Samsung is moving forward with a steady rollout of blood pressure measurement and ECG monitoring on its consumer smartwatches. After securing regulatory approvals and launching the features in South Korea and the U.S. last year, the tech company announced today that both health monitoring tools will soon be released in an additional 31 countries.
The expansion follows the Samsung Health Monitor app's receipt of a CE mark in December. With this, the company said that it is now permitted to activate the features in 28 European countries, including the U.K. (See the full list in Samsung's announcement.) On top of these, the tech company said that it would also be sending the health-tracking features live in three other countries: Chile, Indonesia and the UAE.

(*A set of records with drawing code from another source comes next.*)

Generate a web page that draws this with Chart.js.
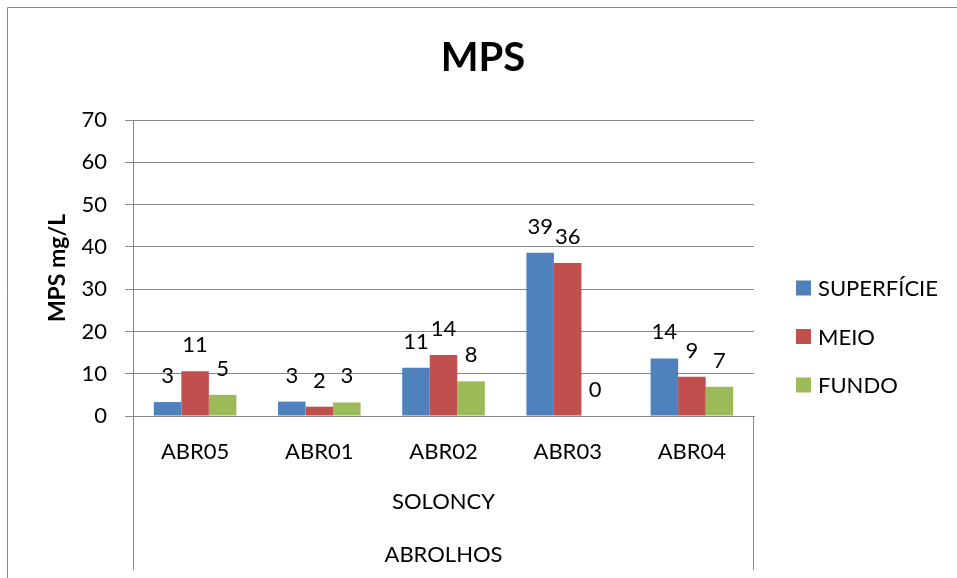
<!DOCTYPE html>
<html>
<head>
<meta charset="utf-8">
<script src="https://cdn.jsdelivr.net/npm/chart.js@4/dist/chart.umd.min.js"></script>
<style>
  html, body { margin: 0; padding: 0; background: #ffffff; }
  #wrap { width: 957px; height: 578px; }
</style>
</head>
<body>
<div id="wrap"><canvas id="c" width="957" height="578"></canvas></div>
<script>
// Stations (inner category level) and the outer grouping levels
const stations = ['ABR05', 'ABR01', 'ABR02', 'ABR03', 'ABR04'];
const groupLevels = ['SOLONCY', 'ABROLHOS'];

// Series names and MPS concentrations (mg/L) per station
const seriesNames = ['SUPERFÍCIE', 'MEIO', 'FUNDO'];
const superficie = [3.3, 3.4, 11.4, 38.6, 13.6];
const meio       = [10.6, 2.2, 14.4, 36.2, 9.3];
const fundo      = [5.0, 3.2, 8.2, 0, 6.9];

// Value axis ticks
const yTicks = [0, 10, 20, 30, 40, 50, 60, 70];

const chartTitle = 'MPS';
const axisTitle = 'MPS mg/L';

const seriesColors = ['#4F81BD', '#C0504D', '#9BBB59'];
const FONT = 'Lato, "Liberation Sans", sans-serif';
const GRID = '#888888';

// Outer frame lines and the centred chart title
const framePlugin = {
  id: 'frame',
  beforeDraw(chart) {
    const ctx = chart.ctx;
    ctx.save();
    ctx.fillStyle = '#ffffff';
    ctx.fillRect(0, 0, chart.width, chart.height);
    ctx.strokeStyle = GRID;
    ctx.lineWidth = 1;
    ctx.beginPath();
    ctx.moveTo(7.5, chart.height);
    ctx.lineTo(7.5, 7.5);
    ctx.lineTo(chart.width, 7.5);
    ctx.stroke();
    ctx.fillStyle = '#000000';
    ctx.font = 'bold 40px ' + FONT;
    ctx.textAlign = 'center';
    ctx.textBaseline = 'middle';
    ctx.fillText(chartTitle, 483, 58);
    ctx.restore();
  }
};

// Multi-level category axis: enclosing lines and the group rows
const groupAxisPlugin = {
  id: 'groupAxis',
  afterDraw(chart) {
    const xs = chart.scales.x;
    const ctx = chart.ctx;
    const l = Math.round(xs.left) + 0.5, r = Math.round(xs.right) - 0.5;
    const top = xs.top, bottom = 570;
    ctx.save();
    ctx.strokeStyle = GRID;
    ctx.lineWidth = 1;
    ctx.beginPath();
    ctx.moveTo(l, top); ctx.lineTo(l, bottom);
    ctx.moveTo(r, top); ctx.lineTo(r, bottom);
    ctx.stroke();
    ctx.fillStyle = '#000000';
    ctx.font = '22px ' + FONT;
    ctx.textAlign = 'center';
    ctx.textBaseline = 'middle';
    const cx = (xs.left + xs.right) / 2;
    const rowY = [502, 555];
    groupLevels.forEach((g, i) => ctx.fillText(g, cx, rowY[i]));
    ctx.restore();
  }
};

// Value labels above each bar
const valueLabelPlugin = {
  id: 'valueLabels',
  afterDatasetsDraw(chart) {
    const ctx = chart.ctx;
    ctx.save();
    ctx.fillStyle = '#000000';
    ctx.font = '22px ' + FONT;
    ctx.textAlign = 'center';
    ctx.textBaseline = 'alphabetic';
    chart.data.datasets.forEach((ds, di) => {
      const meta = chart.getDatasetMeta(di);
      meta.data.forEach((bar, i) => {
        const v = ds.data[i];
        ctx.fillText(String(Math.round(v)), bar.x, bar.y - 19);
      });
    });
    ctx.restore();
  }
};

// Legend at the right of the plot
const sideLegendPlugin = {
  id: 'sideLegend',
  afterDraw(chart) {
    const ctx = chart.ctx;
    const area = chart.chartArea;
    const bx = area.right + 42;
    const step = 48.5;
    const y0 = 336.5 - step;
    ctx.save();
    ctx.font = '22px ' + FONT;
    ctx.textAlign = 'left';
    ctx.textBaseline = 'middle';
    chart.data.datasets.forEach((ds, i) => {
      const y = y0 + i * step;
      ctx.fillStyle = ds.backgroundColor;
      ctx.fillRect(bx, y - 7.5, 15, 15);
      ctx.fillStyle = '#000000';
      ctx.fillText(ds.label, bx + 22, y + 1);
    });
    ctx.restore();
  }
};

new Chart(document.getElementById('c'), {
  type: 'bar',
  data: {
    labels: stations,
    datasets: [
      { label: seriesNames[0], data: superficie, backgroundColor: seriesColors[0] },
      { label: seriesNames[1], data: meio,       backgroundColor: seriesColors[1] },
      { label: seriesNames[2], data: fundo,      backgroundColor: seriesColors[2] }
    ]
  },
  options: {
    responsive: false,
    animation: false,
    devicePixelRatio: 1,
    layout: { padding: { left: 9, right: 203, top: 120, bottom: 0 } },
    datasets: {
      bar: { categoryPercentage: 0.665, barPercentage: 1.0, borderWidth: 0 }
    },
    plugins: {
      legend: { display: false },
      tooltip: { enabled: false },
      title: { display: false }
    },
    scales: {
      x: {
        offset: true,
        grid: { display: false, drawTicks: false },
        border: { display: true, color: GRID, width: 1 },
        ticks: {
          color: '#000000',
          font: { family: FONT, size: 22 },
          padding: 23,
          maxRotation: 0,
          autoSkip: false
        },
        afterFit(scale) { scale.height = 162; }
      },
      y: {
        min: 0,
        max: 70,
        afterBuildTicks(scale) { scale.ticks = yTicks.map(v => ({ value: v })); },
        grid: { color: GRID, lineWidth: 1, tickLength: 8, drawTicks: true },
        border: { display: true, color: GRID, width: 1 },
        ticks: {
          color: '#000000',
          font: { family: FONT, size: 22 },
          padding: 18
        },
        title: {
          display: true,
          text: axisTitle,
          color: '#000000',
          font: { family: FONT, size: 23, weight: 'bold' },
          padding: { top: 35, bottom: 0 }
        },
        afterFit(scale) { scale.width = 124; }
      }
    }
  },
  plugins: [framePlugin, groupAxisPlugin, valueLabelPlugin, sideLegendPlugin]
});
</script>
</body>
</html>
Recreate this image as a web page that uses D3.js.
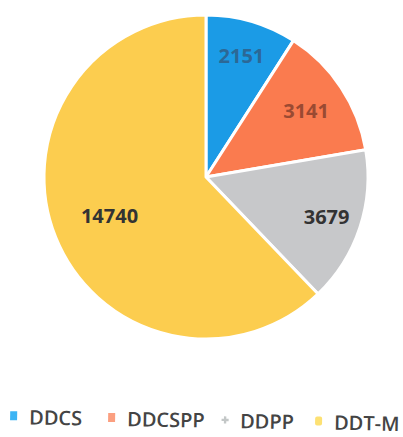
<html>
<head>
<style>
body { margin:0; background:#ffffff; }
svg { display:block; }
</style>
<script src="https://d3js.org/d3.v7.min.js"></script>
</head>
<body>
<svg id="chart" width="403" height="437"></svg>
<script>
var categories = ["DDCS", "DDCSPP", "DDPP", "DDT-M"];
var values = [2151, 3141, 3679, 14740];
var sliceColors = ["#1b9be6", "#fa7b4f", "#c7c8ca", "#fccd4f"];
var legendColors = ["#3cb4f4", "#fb9f80", "#c3c7c7", "#fde173"];
var labelColors = ["#2c6896", "#9a4a32", "#333333", "#333333"];

var cx = 206, cy = 177, r = 162;
var labelRadius = [126, 120, 127, 104];
var svg = d3.select("#chart");

var data = categories.map(function(c, i) { return {name: c, value: values[i], i: i}; });

var pie = d3.pie().sort(null).value(function(d) { return d.value; });
var arc = d3.arc().innerRadius(0).outerRadius(r);

var g = svg.append("g").attr("transform", "translate(" + cx + "," + cy + ")");

g.selectAll("path").data(pie(data)).enter().append("path")
	.attr("d", arc)
	.attr("fill", function(d) { return sliceColors[d.data.i]; })
	.attr("stroke", "#ffffff")
	.attr("stroke-width", 3)
	.attr("stroke-linejoin", "round");

g.selectAll("text").data(pie(data)).enter().append("text")
	.attr("transform", function(d) {
		var lr = labelRadius[d.data.i];
		return "translate(" + d3.arc().innerRadius(lr).outerRadius(lr).centroid(d) + ")";
	})
	.attr("text-anchor", "middle")
	.attr("dy", "0.35em")
	.style("font-family", "'Open Sans', sans-serif")
	.style("font-weight", "700")
	.style("font-size", "20px")
	.attr("fill", function(d) { return labelColors[d.data.i]; })
	.text(function(d) { return d.data.value; });

// legend, slightly tilted like the scan
var legendX = [10, 108, 221, 315];
var legend = svg.append("g").attr("transform", "translate(0,424) rotate(1)");
var items = legend.selectAll("g").data(data).enter().append("g")
	.attr("transform", function(d) { return "translate(" + legendX[d.i] + ",0)"; });

items.filter(function(d) { return d.i != 2; }).append("rect")
	.attr("x", 0).attr("y", -13)
	.attr("width", 7).attr("height", 9)
	.attr("rx", function(d) { return d.i == 3 ? 2 : 0; })
	.attr("fill", function(d) { return legendColors[d.i]; });

items.filter(function(d) { return d.i == 2; }).append("path")
	.attr("d", d3.symbol().type(d3.symbolCross).size(28))
	.attr("transform", "translate(4,-8)")
	.attr("fill", function(d) { return legendColors[d.i]; });

items.append("text")
	.attr("x", 19)
	.attr("y", 0)
	.style("font-family", "'Open Sans', sans-serif")
	.style("font-weight", "600")
	.style("font-size", "20px")
	.attr("fill", "#444444")
	.text(function(d) { return d.name; });
</script>
</body>
</html>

Samsung said that the updates will be "progressively available" on its Galaxy Watch3 and Galaxy Watch Active2 devices beginning on February 4, with the exact timing of each release varying by market and carrier.
Both features are accessed through the Samsung Health Monitor app. Blood pressure is measured using heart rate monitoring sensors to conduct pulse wave analysis, although users must calibrate their device every four weeks using a traditional cuff.
The ECG feature, meanwhile, has users rest their forearm on a flat surface and place a fingertip from the opposite hand on the device's top button for 30 seconds. From this, the app will classify its readings as regular (sinus rhythm) or irregular (atrial fibrillation). Per Samsung, these readings are not intended to replace professional diagnosis or treatment.
WHY IT MATTERS
Recently published data estimate a worldwide prevalence of registered atrial fibrillation of roughly 37,500 million cases, with signs that that case counts have been on the rise during the last 20 years.
Smartwatch ECG, blood pressure monitoring and other consumer-friendly health tools can help individuals be more aware of whether or not they should consult a clinician or specialist about their condition, and potentially empowers individuals to take a more active role in their own care and health behaviors.
While Samsung's tools are already available in a few of the company's key markets, the widespread launch across Europe and a few other countries will greatly increase consumer access to the technology.
“Nearly one million people have used the Samsung Health Monitor app to manage their health since its initial launch in Korea last June,” TaeJong Jay Yang, corporate SVP and head of the Health Team and Mobile Communications Business at Samsung Electronics, said in a statement. “We’re committed to bringing this innovative health service to more people across the world, and the latest expansion marks a major milestone in our mission.”
THE LARGER TREND
Of course, for Samsung the broader ECG and blood pressure feature rollout is an important step in keeping pace with its competitors.
Apple, which leads the consumer smartwatch market, has been front-and-center with built-in ECG since the Series 4 Apple Watch in 2018. Fitbit has also been working to keep pace, having finally received U.S. and E.U. regulatory clearances for its ECG app in September, while France-based Withings first unveiled its ECG-enabled ScanWatch more than a year ago, but is still waiting on the FDA go-ahead.
On the blood pressure monitoring front, Omron Healthcare has offered a smartwatch with a built-in blood pressure cuff for the last few years. Others have targeted a cuff-less approach that relies on optical sensors. An example is the Swiss startup Aktiia, which announced today that its device has received a CE mark.